• Available data

***

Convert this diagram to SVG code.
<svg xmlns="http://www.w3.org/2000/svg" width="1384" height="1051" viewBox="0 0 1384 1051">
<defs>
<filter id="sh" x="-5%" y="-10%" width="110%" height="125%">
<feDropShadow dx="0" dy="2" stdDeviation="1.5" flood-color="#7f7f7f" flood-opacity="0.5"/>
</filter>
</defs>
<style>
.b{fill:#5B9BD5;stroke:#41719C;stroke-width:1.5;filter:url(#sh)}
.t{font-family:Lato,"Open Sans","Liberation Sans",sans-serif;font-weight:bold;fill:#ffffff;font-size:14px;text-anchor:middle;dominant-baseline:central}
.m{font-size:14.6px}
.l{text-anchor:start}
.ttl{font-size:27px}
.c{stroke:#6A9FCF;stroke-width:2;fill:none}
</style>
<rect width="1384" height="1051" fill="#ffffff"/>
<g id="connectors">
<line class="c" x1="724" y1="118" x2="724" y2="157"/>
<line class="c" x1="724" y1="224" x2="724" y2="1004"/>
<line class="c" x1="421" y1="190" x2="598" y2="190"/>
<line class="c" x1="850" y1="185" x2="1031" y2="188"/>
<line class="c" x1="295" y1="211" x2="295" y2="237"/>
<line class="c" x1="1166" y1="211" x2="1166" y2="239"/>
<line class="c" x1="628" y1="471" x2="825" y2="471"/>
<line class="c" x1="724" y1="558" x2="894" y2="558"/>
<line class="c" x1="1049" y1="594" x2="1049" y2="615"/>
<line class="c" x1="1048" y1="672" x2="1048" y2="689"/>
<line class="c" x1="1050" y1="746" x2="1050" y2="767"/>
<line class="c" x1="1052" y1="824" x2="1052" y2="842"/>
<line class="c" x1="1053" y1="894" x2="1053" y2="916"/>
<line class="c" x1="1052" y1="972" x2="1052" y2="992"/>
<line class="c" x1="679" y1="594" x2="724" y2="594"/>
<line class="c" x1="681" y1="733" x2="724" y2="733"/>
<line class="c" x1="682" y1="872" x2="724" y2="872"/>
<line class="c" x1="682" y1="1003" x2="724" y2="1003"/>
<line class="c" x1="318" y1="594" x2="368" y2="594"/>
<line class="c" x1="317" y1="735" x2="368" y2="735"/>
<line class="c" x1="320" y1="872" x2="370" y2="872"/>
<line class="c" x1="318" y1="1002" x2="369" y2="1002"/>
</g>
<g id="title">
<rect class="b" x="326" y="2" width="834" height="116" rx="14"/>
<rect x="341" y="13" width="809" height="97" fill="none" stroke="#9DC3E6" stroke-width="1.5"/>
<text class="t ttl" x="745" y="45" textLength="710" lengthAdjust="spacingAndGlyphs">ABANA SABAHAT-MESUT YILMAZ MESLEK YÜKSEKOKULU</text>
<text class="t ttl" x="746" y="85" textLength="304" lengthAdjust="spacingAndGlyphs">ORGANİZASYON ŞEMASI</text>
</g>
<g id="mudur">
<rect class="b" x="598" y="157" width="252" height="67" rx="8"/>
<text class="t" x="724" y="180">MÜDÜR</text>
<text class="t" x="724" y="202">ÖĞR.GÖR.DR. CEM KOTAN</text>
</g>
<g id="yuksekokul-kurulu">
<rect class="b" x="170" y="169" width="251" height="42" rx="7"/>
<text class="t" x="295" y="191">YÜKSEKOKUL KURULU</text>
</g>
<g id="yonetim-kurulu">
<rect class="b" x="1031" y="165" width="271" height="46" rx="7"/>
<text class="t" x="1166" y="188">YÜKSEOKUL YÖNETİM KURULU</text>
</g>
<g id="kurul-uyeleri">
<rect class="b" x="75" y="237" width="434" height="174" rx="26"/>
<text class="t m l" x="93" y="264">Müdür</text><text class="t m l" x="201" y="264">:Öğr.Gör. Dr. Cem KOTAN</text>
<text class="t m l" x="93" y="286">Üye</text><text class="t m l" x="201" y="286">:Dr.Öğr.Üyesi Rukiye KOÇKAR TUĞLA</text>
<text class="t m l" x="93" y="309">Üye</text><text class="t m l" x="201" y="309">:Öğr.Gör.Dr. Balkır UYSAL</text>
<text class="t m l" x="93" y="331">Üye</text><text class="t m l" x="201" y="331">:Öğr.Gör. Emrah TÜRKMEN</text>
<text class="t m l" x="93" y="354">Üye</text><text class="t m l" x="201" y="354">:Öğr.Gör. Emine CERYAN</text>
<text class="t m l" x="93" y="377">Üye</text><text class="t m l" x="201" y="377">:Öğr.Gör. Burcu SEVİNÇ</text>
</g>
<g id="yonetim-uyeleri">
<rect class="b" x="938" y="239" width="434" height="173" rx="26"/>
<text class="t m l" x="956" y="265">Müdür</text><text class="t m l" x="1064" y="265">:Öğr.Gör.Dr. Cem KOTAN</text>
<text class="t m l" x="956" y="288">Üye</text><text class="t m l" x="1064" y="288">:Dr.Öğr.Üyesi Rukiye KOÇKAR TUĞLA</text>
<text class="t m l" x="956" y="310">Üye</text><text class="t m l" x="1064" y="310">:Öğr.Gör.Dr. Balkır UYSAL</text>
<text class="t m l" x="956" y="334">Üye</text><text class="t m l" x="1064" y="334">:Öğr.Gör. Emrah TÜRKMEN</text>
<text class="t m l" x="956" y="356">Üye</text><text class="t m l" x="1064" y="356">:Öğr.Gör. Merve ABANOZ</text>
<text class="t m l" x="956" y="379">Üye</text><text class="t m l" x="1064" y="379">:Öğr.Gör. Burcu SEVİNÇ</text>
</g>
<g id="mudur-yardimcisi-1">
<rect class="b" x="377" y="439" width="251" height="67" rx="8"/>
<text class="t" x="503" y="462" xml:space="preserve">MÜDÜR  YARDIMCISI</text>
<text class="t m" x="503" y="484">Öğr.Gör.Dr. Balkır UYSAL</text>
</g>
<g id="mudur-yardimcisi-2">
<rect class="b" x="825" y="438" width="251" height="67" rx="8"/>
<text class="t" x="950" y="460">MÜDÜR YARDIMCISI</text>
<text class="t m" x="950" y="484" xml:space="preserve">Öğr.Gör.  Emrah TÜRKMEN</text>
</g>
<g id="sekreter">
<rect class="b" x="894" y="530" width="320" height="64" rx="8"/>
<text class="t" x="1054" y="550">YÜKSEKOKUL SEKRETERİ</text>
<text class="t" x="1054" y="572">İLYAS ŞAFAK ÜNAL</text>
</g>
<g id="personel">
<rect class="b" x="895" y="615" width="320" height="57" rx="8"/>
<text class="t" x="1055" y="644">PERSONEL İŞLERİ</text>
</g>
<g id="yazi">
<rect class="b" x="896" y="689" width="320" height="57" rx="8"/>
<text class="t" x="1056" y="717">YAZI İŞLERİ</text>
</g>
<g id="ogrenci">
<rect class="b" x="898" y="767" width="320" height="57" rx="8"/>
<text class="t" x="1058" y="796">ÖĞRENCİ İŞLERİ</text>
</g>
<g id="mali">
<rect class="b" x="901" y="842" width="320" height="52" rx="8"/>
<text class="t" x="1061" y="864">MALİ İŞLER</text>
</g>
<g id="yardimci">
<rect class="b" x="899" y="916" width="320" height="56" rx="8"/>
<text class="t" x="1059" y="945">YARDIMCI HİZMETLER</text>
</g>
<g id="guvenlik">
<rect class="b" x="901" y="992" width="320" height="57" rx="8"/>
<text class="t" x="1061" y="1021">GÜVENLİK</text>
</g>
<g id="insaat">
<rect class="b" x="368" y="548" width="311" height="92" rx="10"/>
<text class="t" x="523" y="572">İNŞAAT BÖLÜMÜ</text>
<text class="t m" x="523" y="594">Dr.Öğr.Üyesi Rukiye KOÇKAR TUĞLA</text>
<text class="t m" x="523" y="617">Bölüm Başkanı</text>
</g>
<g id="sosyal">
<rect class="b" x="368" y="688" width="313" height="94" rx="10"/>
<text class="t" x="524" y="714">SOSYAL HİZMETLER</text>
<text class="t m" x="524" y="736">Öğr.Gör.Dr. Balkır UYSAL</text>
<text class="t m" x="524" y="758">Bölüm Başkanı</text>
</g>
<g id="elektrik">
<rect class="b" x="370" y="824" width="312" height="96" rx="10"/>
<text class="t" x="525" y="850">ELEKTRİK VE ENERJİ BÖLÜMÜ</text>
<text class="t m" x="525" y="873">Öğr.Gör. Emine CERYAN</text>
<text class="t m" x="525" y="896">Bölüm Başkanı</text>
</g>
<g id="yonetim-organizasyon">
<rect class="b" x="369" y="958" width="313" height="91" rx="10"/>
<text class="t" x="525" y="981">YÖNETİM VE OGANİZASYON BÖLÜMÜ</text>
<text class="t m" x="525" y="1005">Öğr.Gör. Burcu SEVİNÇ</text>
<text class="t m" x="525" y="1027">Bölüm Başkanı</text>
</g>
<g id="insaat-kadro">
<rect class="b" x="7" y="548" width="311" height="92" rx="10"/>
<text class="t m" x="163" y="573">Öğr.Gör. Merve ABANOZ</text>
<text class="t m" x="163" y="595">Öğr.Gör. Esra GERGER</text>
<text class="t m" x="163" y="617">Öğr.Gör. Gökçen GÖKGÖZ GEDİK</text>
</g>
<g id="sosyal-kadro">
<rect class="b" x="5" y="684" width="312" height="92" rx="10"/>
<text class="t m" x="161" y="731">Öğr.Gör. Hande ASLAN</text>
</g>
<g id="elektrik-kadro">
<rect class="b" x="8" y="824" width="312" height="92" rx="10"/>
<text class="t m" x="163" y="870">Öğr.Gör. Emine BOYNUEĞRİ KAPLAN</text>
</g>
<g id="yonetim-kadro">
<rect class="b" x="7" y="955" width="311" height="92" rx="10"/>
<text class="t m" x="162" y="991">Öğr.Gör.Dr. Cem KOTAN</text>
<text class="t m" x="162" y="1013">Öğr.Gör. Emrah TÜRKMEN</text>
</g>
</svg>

***

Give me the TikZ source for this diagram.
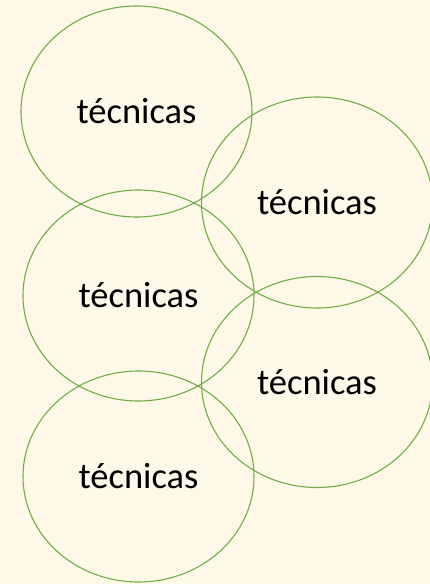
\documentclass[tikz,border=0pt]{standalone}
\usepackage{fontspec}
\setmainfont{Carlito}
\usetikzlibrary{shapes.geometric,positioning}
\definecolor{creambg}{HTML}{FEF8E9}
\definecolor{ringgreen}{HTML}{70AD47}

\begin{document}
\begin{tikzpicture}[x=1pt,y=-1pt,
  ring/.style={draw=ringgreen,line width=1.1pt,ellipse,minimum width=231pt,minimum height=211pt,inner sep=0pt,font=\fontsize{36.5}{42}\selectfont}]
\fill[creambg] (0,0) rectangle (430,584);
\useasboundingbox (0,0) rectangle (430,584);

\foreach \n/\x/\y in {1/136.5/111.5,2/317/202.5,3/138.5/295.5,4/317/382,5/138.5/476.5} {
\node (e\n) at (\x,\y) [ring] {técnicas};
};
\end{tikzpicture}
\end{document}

***

• Task objective
Extract each line holding the word "this" from the records.

• Task output
Convert this diagram to SVG code.
Give me the TikZ source for this diagram.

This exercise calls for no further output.